A fake friend also puts to you a mirror.

But in this mirror, you see your own reflection. You see only yourself. You see nothing else besides.

There’s no reality and no truth. This is grooming. This is love bombing.

A true friend loves you in the relationship. He loves you, even without your friendship. A fake friend loves himself in the relationship.

Oh, he loves the friendship itself, but never you.

With a true friend, you need never ask. What is he getting out of this relationship? Loving you is its own reward. What he’s getting out of this relationship is the privilege of loving you. That’s a true friend.

A fake friend, you should always ask. Why is he still in this relationship? Loving you is not the reward. What he gets out of you is the reward.

A good time. I don’t know. You pay for everything. Contacts, access, power, money, sex. That’s a fake friend. He’s in it for what he gets out of it.
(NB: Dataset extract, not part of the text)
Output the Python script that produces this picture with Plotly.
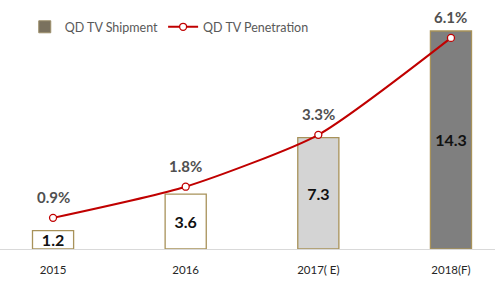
import plotly.graph_objects as go

years = ["2015", "2016", "2017( E)", "2018(F)"]
shipment = [1.2, 3.6, 7.3, 14.3]
penetration = [0.9, 1.8, 3.3, 6.1]
shipment_labels = ["1.2", "3.6", "7.3", "14.3"]
penetration_labels = ["0.9%", "1.8%", "3.3%", "6.1%"]
bar_fills = ["#ffffff", "#ffffff", "#d4d4d4", "#7f7f7f"]

FONT = "Lato, Open Sans, sans-serif"

fig = go.Figure()
fig.add_trace(go.Bar(
    x=years, y=shipment, name="QD TV Shipment",
    marker=dict(color=bar_fills, line=dict(color="#a8925a", width=1.3)),
    width=0.31,
    text=shipment_labels, textposition="inside", insidetextanchor="middle",
    textfont=dict(family=FONT, size=16, color="#111111", weight="bold"),
    constraintext="none", cliponaxis=False,
    showlegend=False,
))
# legend proxy for bar swatch
fig.add_trace(go.Bar(
    x=[None], y=[None], name="QD TV Shipment",
    marker=dict(color="#7a715e", line=dict(color="#9c8f6a", width=1)),
    showlegend=True,
))
fig.add_trace(go.Scatter(
    x=years, y=penetration, name="QD TV Penetration", yaxis="y2",
    mode="lines+markers",
    line=dict(color="#c00000", width=2, shape="spline", smoothing=0.6),
    marker=dict(size=7, color="white", line=dict(color="#c00000", width=1.3)),
    cliponaxis=False,
))

for i, (v, t) in enumerate(zip(penetration, penetration_labels)):
    fig.add_annotation(x=i, y=v, xref="x", yref="y2", text=t, showarrow=False,
                       yshift=21, font=dict(family=FONT, size=15, color="#505050", weight="bold"))

fig.update_layout(
    width=495, height=284,
    margin=dict(l=0, r=0, t=13, b=35),
    paper_bgcolor="white", plot_bgcolor="white",
    barmode="overlay",
    font=dict(family=FONT, color="#404040"),
    xaxis=dict(type="category", range=[-0.4, 3.332], showgrid=False, showline=True,
               linecolor="#d9d9d9", linewidth=1, ticks="", ticklabelstandoff=10,
               tickfont=dict(size=11.5, color="#262626"), fixedrange=True),
    yaxis=dict(range=[0, 15.48], visible=False, fixedrange=True),
    yaxis2=dict(range=[0, 6.82], overlaying="y", visible=False, fixedrange=True),
    legend=dict(orientation="h", x=0.05, y=0.94, xanchor="left", yanchor="middle",
                font=dict(size=12.5, color="#595959"), bgcolor="rgba(0,0,0,0)",
                itemwidth=30, tracegroupgap=0),
    showlegend=True,
)

fig.write_html("out.html")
Apply these standards to all your friends, spouses, mates, even children. Everyone around you who means anything to you. And you will be able to tell the fake ones from the true ones and try really to spend much more of your time with the true ones than with the fake ones.

And the true ones, you can trust. Trust them. Will they ever disappoint you? Of course. Will they ever hurt you? Guaranteed. Is it worth it? 100%.